Styles: subtle drone, noise, uncomfortable ambience
Others: Nurse With Wound, Crawl Unit, Double Leopards, Can’t

It's doubtful you will hear a more genuinely seat-gripping moment of terror this year than the layers and layers of screams that swiftly disarm on the eight track of 16 Bitch Pile-Up's first factory-pressed CD, Bury Me Deep. So much of noise or any audio artform that attempts to strike-up a series of discomforting unpleasantries for its audience is based more on hints and implications of fear rather than its actual emotional response. Sure, certain sonics may sound evil and undoubtedly sadistic, but it's usually all in the realm of auditory gonzo gore rather than a deep-seated fright. Like the brunt of slasher movies, the joy is in the gross-out, not actually leaps in your seat. But Bury Me Deep is one of the very few listening pleasures in recent memory to produce a pronounced tremble in your stomach or force you to look embarrassingly over your shoulder as if an ominous presence has suddenly materialized in your sphere.

Like Nurse With Wound's ghastly Homotopy To Marie and X.o.4's Cataracts LP, Bury Me Deep is a rare album that assuredly sustains a distinct mood of dread throughout its entirety. And like those albums, Deep feels to have an M.O. of making its listeners squirm erratically in their seats as if something's bound to burst forth from the speakers sans warning. Some snobs may feel subtlety in the noise genre is a cop-out, but 16 Bitch Pile-Up can provide invaluable proof that doing less can punish so much stronger.

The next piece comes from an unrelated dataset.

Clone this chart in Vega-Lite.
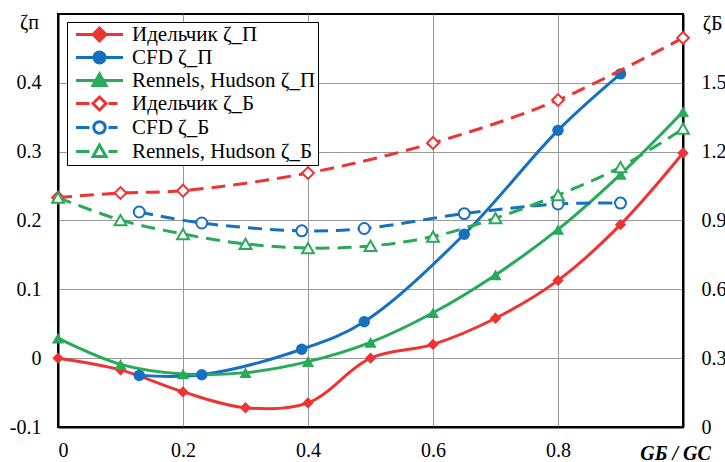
{
  "$schema": "https://vega.github.io/schema/vega-lite/v6.json",
  "width": 625,
  "height": 413,
  "autosize": {"type": "none"},
  "padding": {"left": 58, "top": 14, "right": 42, "bottom": 35},
  "background": "white",
  "config": {
    "font": "Liberation Serif, Times New Roman, serif",
    "view": {"stroke": "black", "strokeWidth": 2},
    "axis": {
      "labelFont": "Liberation Serif, Times New Roman, serif",
      "labelFontSize": 20,
      "labelColor": "black",
      "ticks": false,
      "domain": true,
      "domainColor": "black",
      "domainWidth": 2,
      "gridColor": "#999999",
      "gridWidth": 1,
      "gridOpacity": 1,
      "titleFont": "Liberation Serif, Times New Roman, serif",
      "titleColor": "black",
      "titleFontSize": 20,
      "titleFontWeight": "normal"
    },
    "legend": {
      "labelFont": "Liberation Serif, Times New Roman, serif",
      "labelFontSize": 21,
      "labelColor": "black",
      "labelLimit": 400
    }
  },
  "datasets": {
    "p": [
      {"x": 0, "z": 0, "s": "Идельчик ζ_П"},
      {"x": 0.1, "z": -0.017, "s": "Идельчик ζ_П"},
      {"x": 0.2, "z": -0.049, "s": "Идельчик ζ_П"},
      {"x": 0.3, "z": -0.072, "s": "Идельчик ζ_П"},
      {"x": 0.4, "z": -0.065, "s": "Идельчик ζ_П"},
      {"x": 0.5, "z": 0, "s": "Идельчик ζ_П"},
      {"x": 0.6, "z": 0.02, "s": "Идельчик ζ_П"},
      {"x": 0.7, "z": 0.058, "s": "Идельчик ζ_П"},
      {"x": 0.8, "z": 0.113, "s": "Идельчик ζ_П"},
      {"x": 0.9, "z": 0.194, "s": "Идельчик ζ_П"},
      {"x": 1.0, "z": 0.298, "s": "Идельчик ζ_П"},
      {"x": 0.13, "z": -0.025, "s": "CFD ζ_П"},
      {"x": 0.23, "z": -0.024, "s": "CFD ζ_П"},
      {"x": 0.39, "z": 0.013, "s": "CFD ζ_П"},
      {"x": 0.49, "z": 0.053, "s": "CFD ζ_П"},
      {"x": 0.65, "z": 0.18, "s": "CFD ζ_П"},
      {"x": 0.8, "z": 0.331, "s": "CFD ζ_П"},
      {"x": 0.9, "z": 0.413, "s": "CFD ζ_П"},
      {"x": 0, "z": 0.029, "s": "Rennels, Hudson ζ_П"},
      {"x": 0.1, "z": -0.009, "s": "Rennels, Hudson ζ_П"},
      {"x": 0.2, "z": -0.023, "s": "Rennels, Hudson ζ_П"},
      {"x": 0.3, "z": -0.021, "s": "Rennels, Hudson ζ_П"},
      {"x": 0.4, "z": -0.005, "s": "Rennels, Hudson ζ_П"},
      {"x": 0.5, "z": 0.023, "s": "Rennels, Hudson ζ_П"},
      {"x": 0.6, "z": 0.066, "s": "Rennels, Hudson ζ_П"},
      {"x": 0.7, "z": 0.121, "s": "Rennels, Hudson ζ_П"},
      {"x": 0.8, "z": 0.187, "s": "Rennels, Hudson ζ_П"},
      {"x": 0.9, "z": 0.267, "s": "Rennels, Hudson ζ_П"},
      {"x": 1.0, "z": 0.358, "s": "Rennels, Hudson ζ_П"}
    ],
    "b": [
      {"x": 0, "z": 1.0, "s": "Идельчик ζ_Б"},
      {"x": 0.1, "z": 1.02, "s": "Идельчик ζ_Б"},
      {"x": 0.2, "z": 1.03, "s": "Идельчик ζ_Б"},
      {"x": 0.4, "z": 1.107, "s": "Идельчик ζ_Б"},
      {"x": 0.6, "z": 1.238, "s": "Идельчик ζ_Б"},
      {"x": 0.8, "z": 1.425, "s": "Идельчик ζ_Б"},
      {"x": 1.0, "z": 1.696, "s": "Идельчик ζ_Б"},
      {"x": 0.13, "z": 0.937, "s": "CFD ζ_Б"},
      {"x": 0.23, "z": 0.889, "s": "CFD ζ_Б"},
      {"x": 0.39, "z": 0.855, "s": "CFD ζ_Б"},
      {"x": 0.49, "z": 0.865, "s": "CFD ζ_Б"},
      {"x": 0.65, "z": 0.93, "s": "CFD ζ_Б"},
      {"x": 0.8, "z": 0.972, "s": "CFD ζ_Б"},
      {"x": 0.9, "z": 0.976, "s": "CFD ζ_Б"},
      {"x": 0, "z": 1.0, "s": "Rennels, Hudson ζ_Б"},
      {"x": 0.1, "z": 0.902, "s": "Rennels, Hudson ζ_Б"},
      {"x": 0.2, "z": 0.841, "s": "Rennels, Hudson ζ_Б"},
      {"x": 0.3, "z": 0.798, "s": "Rennels, Hudson ζ_Б"},
      {"x": 0.4, "z": 0.78, "s": "Rennels, Hudson ζ_Б"},
      {"x": 0.5, "z": 0.789, "s": "Rennels, Hudson ζ_Б"},
      {"x": 0.6, "z": 0.83, "s": "Rennels, Hudson ζ_Б"},
      {"x": 0.7, "z": 0.91, "s": "Rennels, Hudson ζ_Б"},
      {"x": 0.8, "z": 1.011, "s": "Rennels, Hudson ζ_Б"},
      {"x": 0.9, "z": 1.133, "s": "Rennels, Hudson ζ_Б"},
      {"x": 1.0, "z": 1.3, "s": "Rennels, Hudson ζ_Б"}
    ]
  },
  "encoding": {
    "x": {
      "field": "x",
      "type": "quantitative",
      "scale": {"domain": [0, 1], "nice": false, "zero": false},
      "axis": {
        "values": [0, 0.2, 0.4, 0.6, 0.8],
        "labelExpr": "format(datum.value, '.1~f')",
        "labelPadding": 13,
        "title": "GБ / GС",
        "titleFontStyle": "italic",
        "titleFontWeight": "bold",
        "titleAngle": 0,
        "titleX": 617,
        "titleY": 26,
        "titleAlign": "center",
        "titleBaseline": "middle"
      }
    }
  },
  "layer": [
    {
      "data": {"name": "p"},
      "encoding": {
        "y": {
          "field": "z",
          "type": "quantitative",
          "scale": {"domain": [-0.1, 0.5], "nice": false, "zero": false},
          "axis": {
            "orient": "left",
            "values": [-0.1, 0, 0.1, 0.2, 0.3, 0.4],
            "labelExpr": "replace(format(datum.value, '.1~f'), '−', '-')",
            "labelPadding": 17,
            "title": "ζп",
            "titleAngle": 0,
            "titleX": -29,
            "titleY": 8,
            "titleAlign": "center",
            "titleBaseline": "middle"
          }
        }
      },
      "layer": [
        {
          "mark": {"type": "line", "interpolate": "catmull-rom", "strokeWidth": 3},
          "encoding": {
            "color": {
              "field": "s",
              "type": "nominal",
              "scale": {
                "domain": ["CFD ζ_П", "Идельчик ζ_П", "Rennels, Hudson ζ_П", "CFD ζ_Б", "Идельчик ζ_Б", "Rennels, Hudson ζ_Б"],
                "range": ["#1570C0", "#EE3333", "#28AA58", "#1570C0", "#EE3333", "#28AA58"]
              },
              "legend": null
            }
          }
        },
        {
          "transform": [{"filter": {"field": "s", "equal": "Идельчик ζ_П"}}],
          "mark": {"type": "point", "shape": "diamond", "filled": true, "size": 130, "color": "#EE3333", "opacity": 1}
        },
        {
          "transform": [{"filter": {"field": "s", "equal": "CFD ζ_П"}}],
          "mark": {"type": "point", "shape": "circle", "filled": true, "size": 130, "color": "#1570C0", "opacity": 1}
        },
        {
          "transform": [{"filter": {"field": "s", "equal": "Rennels, Hudson ζ_П"}}],
          "mark": {"type": "point", "shape": "triangle-up", "filled": true, "size": 150, "color": "#28AA58", "opacity": 1}
        }
      ]
    },
    {
      "data": {"name": "b"},
      "encoding": {
        "y": {
          "field": "z",
          "type": "quantitative",
          "scale": {"domain": [0, 1.8], "nice": false, "zero": false},
          "axis": {
            "orient": "right",
            "grid": false,
            "values": [0, 0.3, 0.6, 0.9, 1.2, 1.5],
            "labelExpr": "format(datum.value, '.1~f')",
            "labelPadding": 18,
            "title": "ζБ",
            "titleAngle": 0,
            "titleX": 29,
            "titleY": 9,
            "titleAlign": "center",
            "titleBaseline": "middle"
          }
        }
      },
      "layer": [
        {
          "mark": {"type": "line", "interpolate": "catmull-rom", "strokeWidth": 3, "strokeDash": [14, 8]},
          "encoding": {
            "color": {
              "field": "s",
              "type": "nominal",
              "scale": {
                "domain": ["CFD ζ_П", "Идельчик ζ_П", "Rennels, Hudson ζ_П", "CFD ζ_Б", "Идельчик ζ_Б", "Rennels, Hudson ζ_Б"],
                "range": ["#1570C0", "#EE3333", "#28AA58", "#1570C0", "#EE3333", "#28AA58"]
              },
              "legend": null
            }
          }
        },
        {
          "transform": [{"filter": {"field": "s", "equal": "Идельчик ζ_Б"}}],
          "mark": {"type": "point", "shape": "diamond", "filled": false, "fill": "white", "fillOpacity": 1, "stroke": "#EE3333", "strokeWidth": 2, "size": 140, "opacity": 1}
        },
        {
          "transform": [{"filter": {"field": "s", "equal": "CFD ζ_Б"}}],
          "mark": {"type": "point", "shape": "circle", "filled": false, "fill": "white", "fillOpacity": 1, "stroke": "#1570C0", "strokeWidth": 2, "size": 120, "opacity": 1}
        },
        {
          "transform": [{"filter": {"field": "s", "equal": "Rennels, Hudson ζ_Б"}}],
          "mark": {"type": "point", "shape": "triangle-up", "filled": false, "fill": "white", "fillOpacity": 1, "stroke": "#28AA58", "strokeWidth": 2, "size": 140, "opacity": 1}
        },
        {
          "transform": [{"filter": "datum.x > 5"}],
          "mark": {"type": "point", "strokeWidth": 3, "size": 100, "filled": true, "opacity": 1},
          "encoding": {
            "shape": {
              "field": "s",
              "type": "nominal",
              "scale": {
                "domain": ["Идельчик ζ_П", "CFD ζ_П", "Rennels, Hudson ζ_П", "Идельчик ζ_Б", "CFD ζ_Б", "Rennels, Hudson ζ_Б"],
                "range": [
                  "M-4.7,0H4.7M0,-1.3L1.3,0L0,1.3L-1.3,0Z",
                  "M-4.7,0H4.7M1.1,0A1.1,1.1,0,1,1,-1.1,0A1.1,1.1,0,1,1,1.1,0Z",
                  "M-4.7,0H4.7M0,-1.3L1.3,1L-1.3,1Z",
                  "M-4.7,0H-2M1.8,0H3.6M0,-1.3L1.3,0L0,1.3L-1.3,0Z",
                  "M-4.7,0H-2M1.8,0H3.6M1.15,0A1.15,1.15,0,1,1,-1.15,0A1.15,1.15,0,1,1,1.15,0Z",
                  "M-4.7,0H-2M1.8,0H3.6M0,-1.3L1.3,1L-1.3,1Z"
                ]
              },
              "legend": {
                "title": null, "orient": "none", "legendX": 9, "legendY": 8, "padding": 2,
                "symbolOffset": 20, "labelOffset": 22, "symbolSize": 100, "symbolOpacity": 1,
                "symbolStrokeWidth": 3, "rowPadding": -1,
                "strokeColor": "black", "fillColor": "white"
              }
            },
            "stroke": {
              "field": "s",
              "type": "nominal",
              "scale": {
                "domain": ["Идельчик ζ_П", "CFD ζ_П", "Rennels, Hudson ζ_П", "Идельчик ζ_Б", "CFD ζ_Б", "Rennels, Hudson ζ_Б"],
                "range": ["#EE3333", "#1570C0", "#28AA58", "#EE3333", "#1570C0", "#28AA58"]
              }
            },
            "fill": {
              "field": "s",
              "type": "nominal",
              "scale": {
                "domain": ["Идельчик ζ_П", "CFD ζ_П", "Rennels, Hudson ζ_П", "Идельчик ζ_Б", "CFD ζ_Б", "Rennels, Hudson ζ_Б"],
                "range": ["#EE3333", "#1570C0", "#28AA58", "#FFFFFF", "#FFFFFF", "#FFFFFF"]
              }
            }
          }
        }
      ]
    }
  ],
  "resolve": {"scale": {"y": "independent"}}
}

The second track is the most successful at enrapturing through minimalism throughout its 18 minutes of low-rumbling grime. At points, it feels like there's a very slight melody working at hand, but it's hard to be really sure of what's being elicited underneath. Regardless, it's never peaceful, feeling like it could cut forth frantically at any moment, especially when some very faint voices appear deep in the lower recesses of the sonics at certain intervals.

Track four includes an orchestra of motorcycle rev-ups and crashes in the manner of the most sleazy of '50s and '60s teen exploitation flicks. This particular piece shares a very apt kinship with the record's trashy splatter flick artwork, but unlike the most gargantuan of cinematic blood-spills, there's something alien and off about 16 Bitch Pile-Up's loving tribute to grindhouse muck. The only point where we get a perversely violent money shot is on the previously mentioned eighth track, where a series of screams give way to the silence of a creepy, pitched-up playthrough of an AM pop tune. But without question, the burbles, hums, and disfigured sounds surrounding pieces like the fifth and sixth tracks jar and jolt with as much vigor and class.

Bury Me Deep is a bit difficult to process upon the first listen, whether it be from the strange quasi-narrative of the pieces or the fact that 16 Bitch Pile-Up have built up a strong reputation in the noise underground while remaining fairly inscrutable and scarce (like many, their long series of CD-Rs, 7-inches, and splits have gone very out-of-print). Yet coming back to Bury Me Deep reveals an incredibly nuanced and pronounced craft, one that requires patience and open-ears rather than a knack for instant gratifications. This is what puts Deep in line with the best horror and gore flicks: an obvious glee for transgressive filth, but an artistic imagination that confounds the standard assumptions for what makes both art and the genres its aligned with. 16 Bitch Pile-Up may not burst forth with the catharsis of the best harsh noise-niks, but their understated disquietude is just as shocking and exciting.